I'm trying to train Vicuna on my own dataset. I walked through the installation process from source. I had to install pytorch with cuda 11.7.0 support instead of 11.6. My server only supports cuda 11.2.2/11.4.4/11.5.2/11.7.0/11.8.0 but not 11.6.
When I try to train the 13B model with flash attention, I get CUDA OOM error even when the per_device_train_batch_size is set to 1. I think there might be a memory leak. I also tried building flash attention from source and still got the same error.
I know this is probably a flash attention problem, but do you have any insights? Any guidance will be very much appreciated.
Best regards, Hani
I just tried training the 7B model and it works fine with both flash attention and without. It would be great if I can train models>7B with flash attention. I think using flash attention will enable me to train the 13B model only. Beyond that I'll need to look into memory efficient tuning methods such as LoRA
How many GPUs do you use?
@zhisbug, thank you for your reply.
I was using 4A100-80GB GPUs but then realized the repository uses 8.
I have a questions regarding the batch size. The run code uses 8GPUs with per_device_train_batch_size set to 4 and gradient_accumulation_steps set to 1. Correct me if I'm wrong, but the total batch size would be 8x4x1=32, but the repo says it uses a global batch size of 128.
I checked the Alpaca repo and they set the gradient_accumulation_steps to 8 for their 7B model so the global batch size would be 4x4x8 =128. Am I missing something?

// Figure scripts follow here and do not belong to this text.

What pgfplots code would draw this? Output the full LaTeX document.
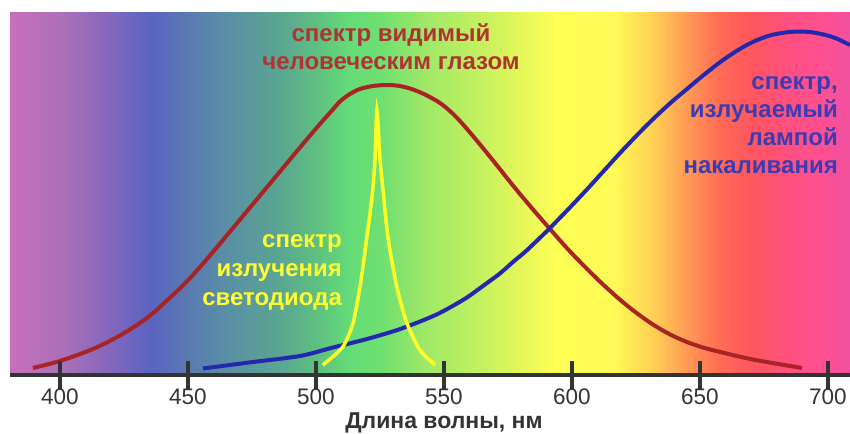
\documentclass[border=0pt]{standalone}
\usepackage{pgfplots}
\pgfplotsset{compat=1.18}
\usepackage{fontspec}
\setmainfont{Liberation Sans}

\definecolor{axgray}{RGB}{51,51,51}
\definecolor{curveRed}{RGB}{168,36,36}
\definecolor{curveBlue}{RGB}{36,40,172}
\definecolor{curveYellow}{RGB}{255,255,40}
\definecolor{textRed}{RGB}{176,50,50}
\definecolor{textBlue}{RGB}{58,60,180}
\definecolor{textYellow}{RGB}{255,255,50}

\definecolor{s00}{RGB}{200,112,184}
\definecolor{s01}{RGB}{168,112,184}
\definecolor{s02}{RGB}{140,104,188}
\definecolor{s03}{RGB}{90,100,192}
\definecolor{s04}{RGB}{90,138,168}
\definecolor{s05}{RGB}{90,168,144}
\definecolor{s06}{RGB}{94,192,128}
\definecolor{s07}{RGB}{100,220,120}
\definecolor{s08}{RGB}{112,224,112}
\definecolor{s09}{RGB}{160,232,104}
\definecolor{s10}{RGB}{192,240,96}
\definecolor{s11}{RGB}{232,248,88}
\definecolor{s12}{RGB}{255,255,85}
\definecolor{s13}{RGB}{255,250,85}
\definecolor{s14}{RGB}{255,208,85}
\definecolor{s15}{RGB}{255,154,85}
\definecolor{s16}{RGB}{255,106,85}
\definecolor{s17}{RGB}{255,85,96}
\definecolor{s18}{RGB}{255,80,128}
\definecolor{s19}{RGB}{255,80,144}
\definecolor{s20}{RGB}{240,80,160}

\pgfdeclarehorizontalshading{spectrum}{100bp}{%
color(0bp)=(s00); color(25bp)=(s00); color(28.39bp)=(s01); color(30.36bp)=(s02);
color(33.33bp)=(s03); color(37.32bp)=(s04); color(41.25bp)=(s05); color(43.27bp)=(s06);
color(45.24bp)=(s07); color(47.20bp)=(s08); color(49.70bp)=(s09); color(52.68bp)=(s10);
color(55.65bp)=(s11); color(57.62bp)=(s12); color(61.01bp)=(s13); color(63.27bp)=(s14);
color(65.30bp)=(s15); color(67.26bp)=(s16); color(69.23bp)=(s17); color(71.25bp)=(s18);
color(73.21bp)=(s19); color(75bp)=(s20); color(100bp)=(s20)}

\newcommand{\lblfont}{\bfseries\fontsize{24bp}{28bp}\selectfont}

\begin{document}
\begin{tikzpicture}
\useasboundingbox (-10bp,-59bp) rectangle (840bp,375bp);
\begin{axis}[
  at={(0,0)}, anchor=south west,
  scale only axis, width=840bp, height=362bp,
  xmin=380.5, xmax=708.6, ymin=-1, ymax=361,
  axis y line=none, axis x line*=bottom,
  x axis line style={draw=axgray, line width=4bp, -},
  axis on top=true,
  xtick={400,450,...,700}, ytick=\empty,
  tick align=center, major tick length=27bp,
  xtick style={draw=axgray, line width=4bp},
  /pgf/number format/assume math mode=true,
  xticklabel style={font=\fontsize{22.5bp}{26bp}\selectfont, text=axgray, anchor=base, inner sep=0pt, yshift=-15.5bp},
  xlabel={Длина волны, нм},
  xlabel style={at={(axis description cs:0.5166,0)}, anchor=base, yshift=-53bp, inner sep=0pt, font=\bfseries\fontsize{23bp}{27bp}\selectfont, text=axgray},
]
\fill[shading=spectrum] (axis cs:380.5,-1) rectangle (axis cs:708.6,361);

% eye sensitivity curve
\addplot[curveRed, line width=4bp, smooth, tension=0.5] coordinates {
(389.45,6) (400,13) (412.89,25) (423.44,38.5) (433.98,56) (444.14,79) (451.95,99)
(459.77,122) (467.58,146) (475.39,170) (483.20,194) (493.75,226.5) (501.56,250)
(505.47,261.2) (509.38,272.5) (513.28,280) (517.19,285) (522.27,288) (527.73,289)
(532.81,288) (537.89,284.5) (543.36,278.5) (548.44,271) (552.34,263) (556.25,253)
(561.33,238) (566.80,221) (571.88,204.8) (576.95,188.5) (583.59,168.1) (591.41,145)
(598.44,124.7) (605.86,105.1) (612.11,89.6) (618.75,74.3) (625.39,60.7) (631.64,49.5)
(638.28,39.6) (644.92,32) (651.17,26.5) (657.81,22.1) (670.70,14.5) (689.84,6)
};

% incandescent lamp spectrum
\addplot[curveBlue, line width=4bp, smooth, tension=0.5] coordinates {
(455.86,5.5) (474.22,11.6) (493.75,18) (506.64,26.5) (519.92,35) (532.81,44.9)
(545.70,57.8) (552.34,66.5) (558.98,76.5) (565.23,88) (571.88,100.6) (576.95,112)
(582.42,123.8) (590.63,144) (598.05,163.4) (605.86,184.6) (612.11,202.2) (618.75,220.9)
(625.39,238.8) (631.64,254.8) (638.28,270.6) (644.92,285) (651.17,298.4) (657.81,311.7)
(664.45,323.3) (670.70,332.1) (677.34,338.6) (683.98,341.7) (689.06,342.5)
(693.75,341.7) (698.44,339.4) (703.13,335.7) (708.59,329)
};

% LED spectrum
\addplot[curveYellow, line width=3.5bp, smooth, tension=0.4] coordinates {
(502.7,9) (510.5,27) (514.5,51) (517.2,87) (519.9,137) (521.9,177)
(523,211) (523.8,264) (525,216) (526.2,184) (528.1,137) (531.6,87)
(535.5,51) (540.6,24) (546.5,9)
};

\node[anchor=base, inner sep=0pt, text=textRed, font=\lblfont] at (axis cs:529.3,332) {спектр видимый};
\node[anchor=base, inner sep=0pt, text=textRed, font=\lblfont] at (axis cs:529.3,304) {человеческим глазом};

\node[anchor=base east, inner sep=0pt, text=textBlue, font=\lblfont] at (axis cs:703.9,284) {спектр,};
\node[anchor=base east, inner sep=0pt, text=textBlue, font=\lblfont] at (axis cs:703.9,256) {излучаемый};
\node[anchor=base east, inner sep=0pt, text=textBlue, font=\lblfont] at (axis cs:703.9,228) {лампой};
\node[anchor=base east, inner sep=0pt, text=textBlue, font=\lblfont] at (axis cs:703.9,200) {накаливания};

\node[anchor=base east, inner sep=0pt, text=textYellow, font=\lblfont] at (axis cs:510.2,126) {спектр};
\node[anchor=base east, inner sep=0pt, text=textYellow, font=\lblfont] at (axis cs:510.2,97.5) {излучения};
\node[anchor=base east, inner sep=0pt, text=textYellow, font=\lblfont] at (axis cs:510.2,69) {светодиода};
\end{axis}
\end{tikzpicture}
\end{document}
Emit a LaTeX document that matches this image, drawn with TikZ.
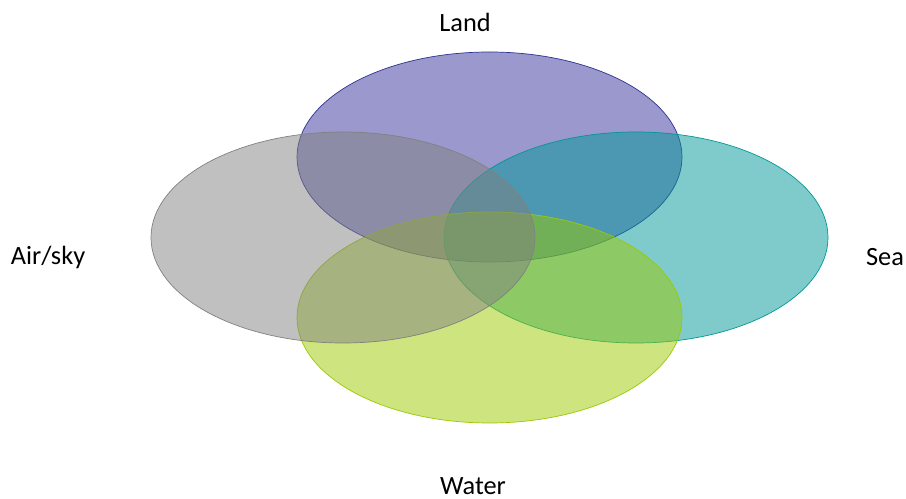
\documentclass[tikz,border=0pt]{standalone}
\usepackage{fontspec}
\setmainfont{Carlito}
\definecolor{landc}{RGB}{53,49,153}
\definecolor{landl}{RGB}{46,49,146}
\definecolor{airc}{RGB}{129,129,129}
\definecolor{seac}{RGB}{0,151,151}
\definecolor{waterc}{RGB}{155,201,0}

\begin{document}
\begin{tikzpicture}[x=0.02cm, y=-0.02cm,
    venn/.style={fill opacity=.5, draw opacity=1, thin},
    lbl/.style={font=\fontsize{15}{17}\selectfont, text=black, inner sep=0pt}]
    \useasboundingbox (0,0) rectangle (906,499);
    \filldraw [venn, draw=landl, fill=landc] (489.5,157) ellipse (192.5 and 105);
    \filldraw [venn, draw=seac, fill=seac] (636,237.5) ellipse (192 and 105.5);
    \filldraw [venn, draw=waterc, fill=waterc] (489.5,317.5) ellipse (192.5 and 105.5);
    \filldraw [venn, draw=airc, fill=airc] (343,237.5) ellipse (192 and 105.5);
    \node [lbl] (land) at (465,22) {Land};
    \node [lbl] (air) at (48,257) {Air/sky};
    \node [lbl] (sea) at (885,257) {Sea};
    \node [lbl] (water) at (473,486) {Water};
\end{tikzpicture}
\end{document}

Your input will be very much appreciated!
@Michaelvll might be the right person to clarify the training config
@HaniItani is your problem solved?
Yes, I figured it out. Thank you very much.
@HaniItani what did you do to fix it? i'm also running into OOM training 13B models with flash attention, wondering if it's the same problem. thanks!
Hi @alwayshalffull , Flash Attention was not the problem, I had the wrong parameters. The 13B model requires 8 80GB-A100 GPUs to finetune with a per device train batch size of 4 as reflected in scripts/train_vicuna_13b.sh. If you're getting OOM when saving the model, please check this issue. Hope this helps.